AKP Grup Başkanvekili Nurettin Canikli “Komşulardan şikayet gelirse yok sayılamaz” demiş. Hemen yukardaki evrensel ve Türkiye’nin uyacağına dair imza atılmış olan maddeleri okuması gerekiyor. Ama bundan sonra ne söylense zaten insanların bilinç altına “gençlerin evlerini gözetleyin, olay çıkarın” mesajı gitmiş durumda ve zaten işgüzar yönetici ve daireler başladılar bile.
Çocukları kurtarın!
Ülkenin yüz karası olan ve zirve yapan “kadın cinayetleri, kadın ve çocuk tecavüzleri”ni ağzına bile almayanlar 21’inci yüzyılda yetişkin gençlerle uğraşacaklarına o konuya eğilip çocukları-kadınları kurtarsınlar!
Trajikomedi!
Okuyunca çok güldüm. Mehmet Barlas “kız-erkek beraberliği, ev-yurt konusu” hakkında “Şimdi bu neden gündeme geliyor? Bu kadar zırvaya ben bile bahane bulamam” demiş. Bu da Mehmet Metiner’in “ağzından kaçırdıkları”na, örneğin Ilıcak’a “Başbakan sayesinde aldığın köşeyi elinin tersiyle it” demesine benziyor.

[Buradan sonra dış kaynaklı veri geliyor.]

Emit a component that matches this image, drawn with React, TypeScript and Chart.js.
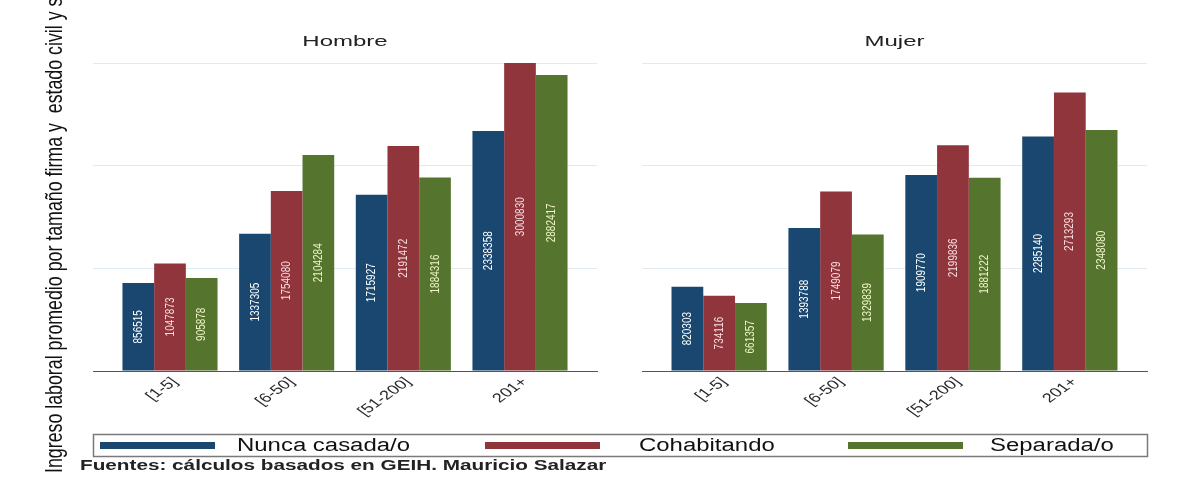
import React, { useEffect, useRef } from "react";
import { Chart, registerables } from "chart.js";

Chart.register(...registerables);

// ---- data ----
const categories = ["[1-5]", "[6-50]", "[51-200]", "201+"];
const seriesNames = ["Nunca casada/o", "Cohabitando", "Separada/o"];
const hombreNunca = [856515, 1337305, 1715927, 2338358];
const hombreCohab = [1047873, 1754080, 2191472, 3000830];
const hombreSep = [905878, 2104284, 1884316, 2882417];
const mujerNunca = [820303, 1393788, 1909770, 2285140];
const mujerCohab = [734116, 1749079, 2199836, 2713293];
const mujerSep = [661357, 1329839, 1881222, 2348080];
const panelTitles = ["Hombre", "Mujer"];
const yTitle = "Ingreso laboral promedio por tamaño firma y  estado civil y sexo";
const note = "Fuentes: cálculos basados en GEIH. Mauricio Salazar";
const yMax = 3000000;
const yStep = 1000000;

// ---- styles ----
const colors = ["#1a476f", "#90353b", "#55752f"];
const labelColors = ["#ffffff", "#f7dcdf", "#eef4c6"];
const FONT = "'Liberation Sans', Arial, sans-serif";
const SX = 1.4;

function stretchedText(
  ctx: CanvasRenderingContext2D,
  text: string,
  x: number,
  y: number,
  o: { font: string; color: string; align: CanvasTextAlign; baseline: CanvasTextBaseline; sx: number; rot?: number }
) {
  ctx.save();
  ctx.translate(x, y);
  ctx.scale(o.sx, 1);
  if (o.rot) ctx.rotate(o.rot);
  ctx.font = o.font;
  ctx.fillStyle = o.color;
  ctx.textAlign = o.align;
  ctx.textBaseline = o.baseline;
  ctx.fillText(text, 0, 0);
  ctx.restore();
}

function panelPlugin(title: string, withExtras: boolean) {
  return {
    id: "panelText" + title,
    afterDatasetsDraw(chart: any) {
      const ctx: CanvasRenderingContext2D = chart.ctx;
      const area = chart.chartArea;
      const xs = chart.scales.x;
      // panel title
      stretchedText(ctx, title, (area.left + area.right) / 2, area.top - 21, {
        font: `15px ${FONT}`,
        color: "#222",
        align: "center",
        baseline: "middle",
        sx: 1.6,
      });
      // value labels inside bars
      chart.data.datasets.forEach((ds: any, di: number) => {
        const meta = chart.getDatasetMeta(di);
        meta.data.forEach((bar: any, i: number) => {
          const v = ds.data[i].y;
          stretchedText(ctx, String(v), bar.x, (bar.y + bar.base) / 2, {
            font: `10px ${FONT}`,
            color: labelColors[di],
            align: "center",
            baseline: "middle",
            sx: 1.3,
            rot: -Math.PI / 2,
          });
        });
      });
      // x tick labels
      xs.ticks.forEach((t: any) => {
        const px = xs.getPixelForValue(t.value);
        stretchedText(ctx, categories[t.value], px + 5, area.bottom + 9, {
          font: `13px ${FONT}`,
          color: "#2a2a2a",
          align: "right",
          baseline: "middle",
          sx: SX,
          rot: -Math.PI / 4,
        });
      });
      if (!withExtras) return;
      // y title
      ctx.save();
      ctx.beginPath();
      ctx.rect(0, 0, chart.width, chart.height);
      ctx.clip();
      stretchedText(ctx, yTitle, 62, 473, {
        font: `17.8px ${FONT}`,
        color: "#111",
        align: "left",
        baseline: "alphabetic",
        sx: 1.34,
        rot: -Math.PI / 2,
      });
      ctx.restore();
      // legend box
      ctx.save();
      ctx.strokeStyle = "#7a7a7a";
      ctx.lineWidth = 1.5;
      ctx.strokeRect(93.5, 434.5, 1054, 22);
      ctx.restore();
      const swX = [100, 485, 848];
      const txX = [237, 639, 990];
      seriesNames.forEach((n, i) => {
        ctx.fillStyle = colors[i];
        ctx.fillRect(swX[i], 442, 115, 7);
        stretchedText(ctx, n, txX[i], 446, {
          font: `18px ${FONT}`,
          color: "#111",
          align: "left",
          baseline: "middle",
          sx: 1.33,
        });
      });
      // note
      stretchedText(ctx, note, 80, 470, {
        font: `bold 14px ${FONT}`,
        color: "#222",
        align: "left",
        baseline: "alphabetic",
        sx: 1.48,
      });
    },
  };
}

function makeConfig(title: string, sets: number[][], padLeft: number, padRight: number, extras: boolean): any {
  return {
    type: "bar",
    data: {
      datasets: sets.map((vals, i) => ({
        label: seriesNames[i],
        data: vals.map((v, j) => ({ x: j, y: v })),
        backgroundColor: colors[i],
        borderWidth: 0,
        barPercentage: 1,
        categoryPercentage: 0.815,
      })),
    },
    options: {
      responsive: false,
      animation: false,
      devicePixelRatio: 1,
      layout: { padding: { left: padLeft, right: padRight, top: 63, bottom: 46 } },
      plugins: { legend: { display: false }, title: { display: false }, tooltip: { enabled: false } },
      scales: {
        x: {
          type: "linear",
          min: -0.66,
          max: 3.66,
          offset: false,
          grid: { display: false, drawTicks: false },
          border: { display: true, color: "#555", width: 1 },
          ticks: { display: false, stepSize: 1 },
          afterBuildTicks: (s: any) => {
            s.ticks = categories.map((_, i) => ({ value: i }));
          },
          afterFit: (s: any) => {
            s.height = 60;
          },
        },
        y: {
          min: 0,
          max: yMax,
          ticks: { display: false, stepSize: yStep },
          grid: { color: "#e3eaef", drawTicks: false, lineWidth: 1 },
          border: { display: false },
          afterFit: (s: any) => {
            s.width = 0;
          },
        },
      },
    },
    plugins: [panelPlugin(title, extras)],
  };
}

export default function App() {
  const hRef = useRef<HTMLCanvasElement>(null);
  const mRef = useRef<HTMLCanvasElement>(null);
  useEffect(() => {
    const h = new Chart(hRef.current!, makeConfig(panelTitles[0], [hombreNunca, hombreCohab, hombreSep], 93, 580, true));
    const m = new Chart(mRef.current!, makeConfig(panelTitles[1], [mujerNunca, mujerCohab, mujerSep], 642, 30, false));
    return () => {
      h.destroy();
      m.destroy();
    };
  }, []);
  return (
    <div style={{ position: "fixed", left: 0, top: 0, width: 1177, height: 477, background: "#fff", overflow: "hidden" }}>
      <canvas ref={hRef} width={1177} height={477} style={{ position: "absolute", left: 0, top: 0 }} />
      <canvas ref={mRef} width={1177} height={477} style={{ position: "absolute", left: 0, top: 0 }} />
    </div>
  );
}
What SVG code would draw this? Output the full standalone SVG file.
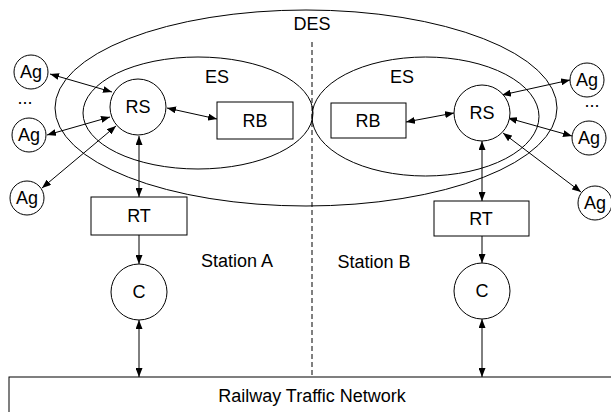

Gazetecinin görevleri arasında iktidarların icraatlarına “bahane bulmak” vardı da biz mi hatırlamıyoruz acaba? Medyanın ne hale geldiğini artık kendi tepkilerine bakarak bile anlayabilirler. Özellikle bu konuda başrol oynayanlar.. Esprili insandır Mehmet Barlas, güldürmeyi bilir. Ama bu kez olay “trajikomedi”!!